### PROMPT
Transcribe the entries that follow exactly as they appear, minus pictures.

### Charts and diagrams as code
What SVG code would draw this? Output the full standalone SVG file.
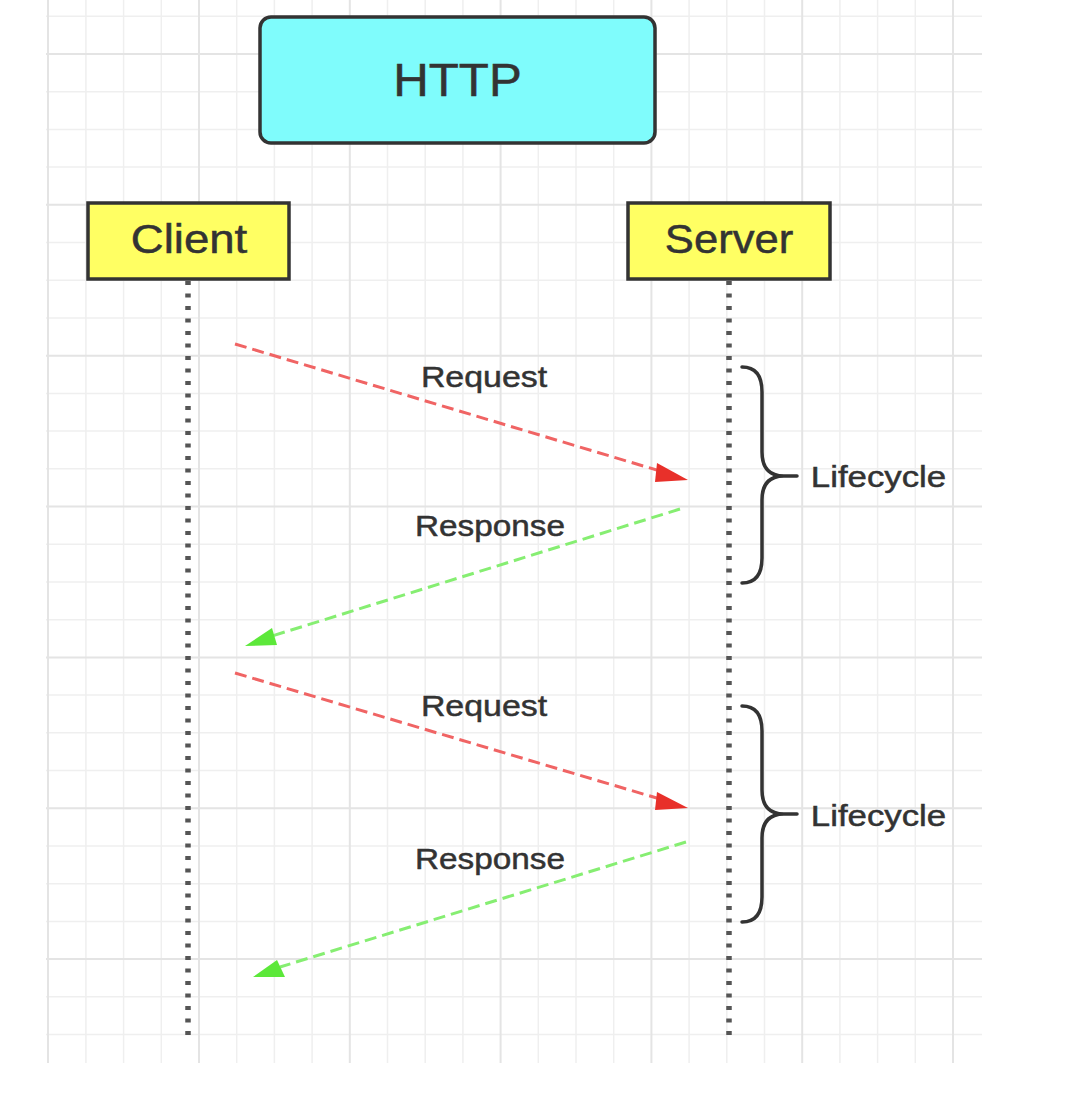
<svg xmlns="http://www.w3.org/2000/svg" width="1072" height="1104" viewBox="0 0 1072 1104">
<style>
.minor{stroke:#efefef;stroke-width:1.5;fill:none}
.major{stroke:#e4e4e4;stroke-width:2;fill:none}
.box{stroke:#333;stroke-width:3.5}
.yellow{fill:#ffff63}
.lbl{font-family:"Liberation Sans",Arial,sans-serif;fill:#333;stroke:#333;stroke-width:0.5;text-anchor:middle}
.life{stroke:#555;stroke-width:5.5;stroke-dasharray:4 8.5;fill:none}
.req{stroke:#f06464;stroke-width:3;stroke-dasharray:12 6;fill:none}
.res{stroke:#86ee72;stroke-width:3;stroke-dasharray:12 6;fill:none}
.brace{stroke:#333;stroke-width:3.5;fill:none;stroke-linecap:round}
</style>
<rect width="1072" height="1104" fill="#fff"/>
<g id="grid">
<path class="minor" d="M85.9,0V1063M123.6,0V1063M161.3,0V1063M236.7,0V1063M274.4,0V1063M312.1,0V1063M387.5,0V1063M425.2,0V1063M462.9,0V1063M538.3,0V1063M576,0V1063M613.7,0V1063M689.1,0V1063M726.8,0V1063M764.5,0V1063M839.9,0V1063M877.6,0V1063M915.3,0V1063
M46,16.3H982M46,91.7H982M46,129.4H982M46,167.1H982M46,242.6H982M46,280.3H982M46,318H982M46,393.4H982M46,431.1H982M46,468.8H982M46,544.3H982M46,582H982M46,619.7H982M46,695.1H982M46,732.8H982M46,770.5H982M46,846H982M46,883.7H982M46,921.4H982M46,996.8H982M46,1034.5H982"/>
<path class="major" d="M48,0V1063M199,0V1063M349.8,0V1063M500.6,0V1063M651.4,0V1063M802.2,0V1063M953,0V1063
M46,54H982M46,204.8H982M46,355.7H982M46,506.5H982M46,657.4H982M46,808.3H982M46,959.1H982"/>
</g>
<g id="http">
<rect class="box" x="260" y="17" width="395" height="126" rx="11" fill="#7ffcfc"/>
<text class="lbl" transform="translate(457.5,96) scale(1.07,1)" font-size="46">HTTP</text>
</g>
<g id="client">
<rect class="box yellow" x="88" y="203" width="201" height="76"/>
<text class="lbl" transform="translate(189,253) scale(1.14,1)" font-size="40">Client</text>
</g>
<g id="server">
<rect class="box yellow" x="628" y="203" width="202" height="76"/>
<text class="lbl" transform="translate(729,253) scale(1.09,1)" font-size="40">Server</text>
</g>
<g id="lifelines">
<line class="life" x1="188" y1="281" x2="188" y2="1038"/>
<line class="life" x1="729" y1="281" x2="729" y2="1038"/>
</g>
<g id="connectors">
<g id="request1">
<line class="req" x1="235" y1="344" x2="660" y2="471"/>
<polygon points="657,463 688,480 655,482" fill="#e8302a"/>
<text class="lbl" transform="translate(484,387) scale(1.13,1)" font-size="30">Request</text>
</g>
<g id="response1">
<line class="res" x1="680" y1="509" x2="272" y2="636"/>
<polygon points="245,646 272,628 277,645" fill="#5ce83a"/>
<text class="lbl" transform="translate(490,536) scale(1.11,1)" font-size="30">Response</text>
</g>
<g id="request2">
<line class="req" x1="235" y1="673" x2="660" y2="799"/>
<polygon points="657,792 688,808 655,810" fill="#e8302a"/>
<text class="lbl" transform="translate(484,716) scale(1.13,1)" font-size="30">Request</text>
</g>
<g id="response2">
<line class="res" x1="686" y1="842" x2="280" y2="967"/>
<polygon points="253,977 277,960 285,977" fill="#5ce83a"/>
<text class="lbl" transform="translate(490,869) scale(1.11,1)" font-size="30">Response</text>
</g>
</g>
<g id="lifecycle1">
<path class="brace" d="M742,367 Q762,367 762,392 L762,452 Q762,476 784,476 L797,476 M784,476 Q762,476 762,500 L762,558 Q762,583 742,583"/>
<text class="lbl" transform="translate(878.5,487) scale(1.16,1)" font-size="30">Lifecycle</text>
</g>
<g id="lifecycle2">
<path class="brace" d="M742,706 Q762,706 762,731 L762,790 Q762,814 784,814 L797,814 M784,814 Q762,814 762,838 L762,897 Q762,922 742,922"/>
<text class="lbl" transform="translate(878.5,826) scale(1.16,1)" font-size="30">Lifecycle</text>
</g>
</svg>
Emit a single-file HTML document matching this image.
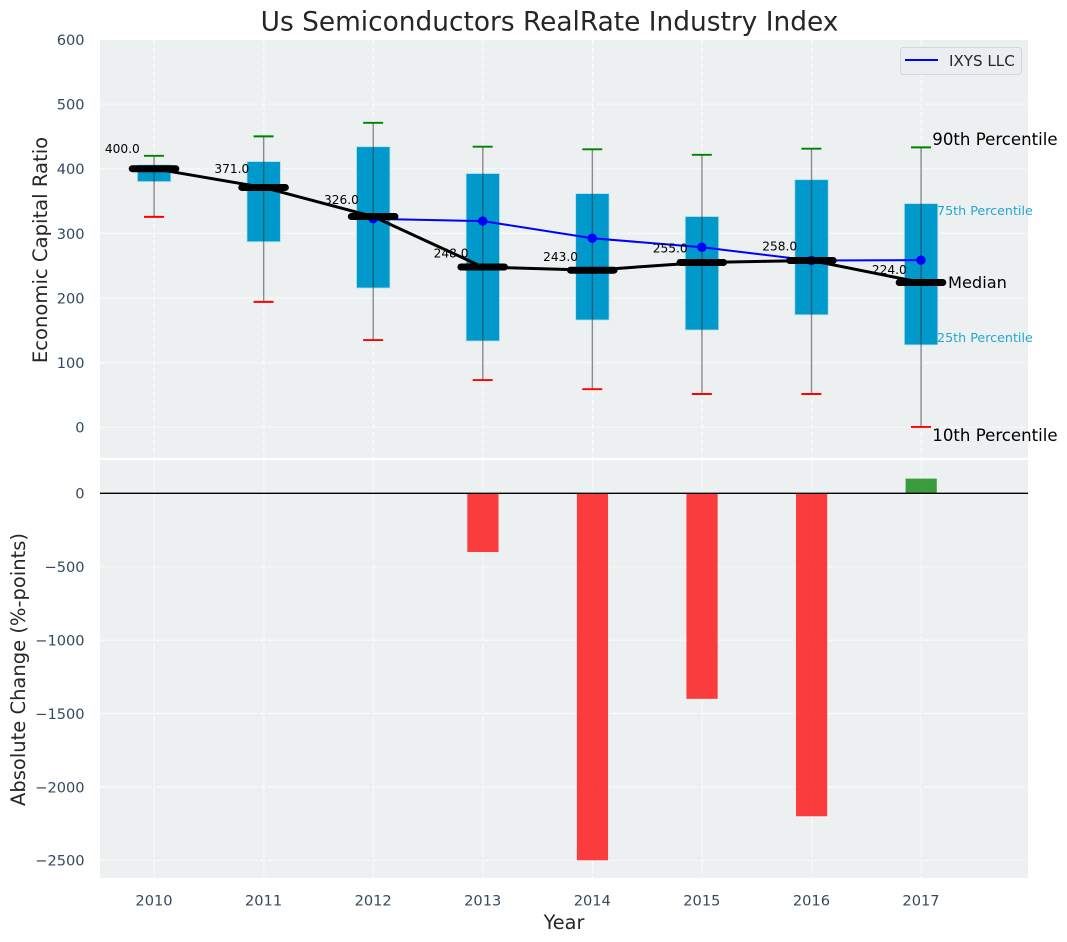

### ANSWER TO THE PROBLEM
What SVG code would draw this? Output the full standalone SVG file.
<svg xmlns="http://www.w3.org/2000/svg" width="1072" height="1104" viewBox="0 0 1072 1104">
<style>
.minor{stroke:#efefef;stroke-width:1.5;fill:none}
.major{stroke:#e4e4e4;stroke-width:2;fill:none}
.box{stroke:#333;stroke-width:3.5}
.yellow{fill:#ffff63}
.lbl{font-family:"Liberation Sans",Arial,sans-serif;fill:#333;stroke:#333;stroke-width:0.5;text-anchor:middle}
.life{stroke:#555;stroke-width:5.5;stroke-dasharray:4 8.5;fill:none}
.req{stroke:#f06464;stroke-width:3;stroke-dasharray:12 6;fill:none}
.res{stroke:#86ee72;stroke-width:3;stroke-dasharray:12 6;fill:none}
.brace{stroke:#333;stroke-width:3.5;fill:none;stroke-linecap:round}
</style>
<rect width="1072" height="1104" fill="#fff"/>
<g id="grid">
<path class="minor" d="M85.9,0V1063M123.6,0V1063M161.3,0V1063M236.7,0V1063M274.4,0V1063M312.1,0V1063M387.5,0V1063M425.2,0V1063M462.9,0V1063M538.3,0V1063M576,0V1063M613.7,0V1063M689.1,0V1063M726.8,0V1063M764.5,0V1063M839.9,0V1063M877.6,0V1063M915.3,0V1063
M46,16.3H982M46,91.7H982M46,129.4H982M46,167.1H982M46,242.6H982M46,280.3H982M46,318H982M46,393.4H982M46,431.1H982M46,468.8H982M46,544.3H982M46,582H982M46,619.7H982M46,695.1H982M46,732.8H982M46,770.5H982M46,846H982M46,883.7H982M46,921.4H982M46,996.8H982M46,1034.5H982"/>
<path class="major" d="M48,0V1063M199,0V1063M349.8,0V1063M500.6,0V1063M651.4,0V1063M802.2,0V1063M953,0V1063
M46,54H982M46,204.8H982M46,355.7H982M46,506.5H982M46,657.4H982M46,808.3H982M46,959.1H982"/>
</g>
<g id="http">
<rect class="box" x="260" y="17" width="395" height="126" rx="11" fill="#7ffcfc"/>
<text class="lbl" transform="translate(457.5,96) scale(1.07,1)" font-size="46">HTTP</text>
</g>
<g id="client">
<rect class="box yellow" x="88" y="203" width="201" height="76"/>
<text class="lbl" transform="translate(189,253) scale(1.14,1)" font-size="40">Client</text>
</g>
<g id="server">
<rect class="box yellow" x="628" y="203" width="202" height="76"/>
<text class="lbl" transform="translate(729,253) scale(1.09,1)" font-size="40">Server</text>
</g>
<g id="lifelines">
<line class="life" x1="188" y1="281" x2="188" y2="1038"/>
<line class="life" x1="729" y1="281" x2="729" y2="1038"/>
</g>
<g id="connectors">
<g id="request1">
<line class="req" x1="235" y1="344" x2="660" y2="471"/>
<polygon points="657,463 688,480 655,482" fill="#e8302a"/>
<text class="lbl" transform="translate(484,387) scale(1.13,1)" font-size="30">Request</text>
</g>
<g id="response1">
<line class="res" x1="680" y1="509" x2="272" y2="636"/>
<polygon points="245,646 272,628 277,645" fill="#5ce83a"/>
<text class="lbl" transform="translate(490,536) scale(1.11,1)" font-size="30">Response</text>
</g>
<g id="request2">
<line class="req" x1="235" y1="673" x2="660" y2="799"/>
<polygon points="657,792 688,808 655,810" fill="#e8302a"/>
<text class="lbl" transform="translate(484,716) scale(1.13,1)" font-size="30">Request</text>
</g>
<g id="response2">
<line class="res" x1="686" y1="842" x2="280" y2="967"/>
<polygon points="253,977 277,960 285,977" fill="#5ce83a"/>
<text class="lbl" transform="translate(490,869) scale(1.11,1)" font-size="30">Response</text>
</g>
</g>
<g id="lifecycle1">
<path class="brace" d="M742,367 Q762,367 762,392 L762,452 Q762,476 784,476 L797,476 M784,476 Q762,476 762,500 L762,558 Q762,583 742,583"/>
<text class="lbl" transform="translate(878.5,487) scale(1.16,1)" font-size="30">Lifecycle</text>
</g>
<g id="lifecycle2">
<path class="brace" d="M742,706 Q762,706 762,731 L762,790 Q762,814 784,814 L797,814 M784,814 Q762,814 762,838 L762,897 Q762,922 742,922"/>
<text class="lbl" transform="translate(878.5,826) scale(1.16,1)" font-size="30">Lifecycle</text>
</g>
</svg>
Emit a single-file HTML document matching this image.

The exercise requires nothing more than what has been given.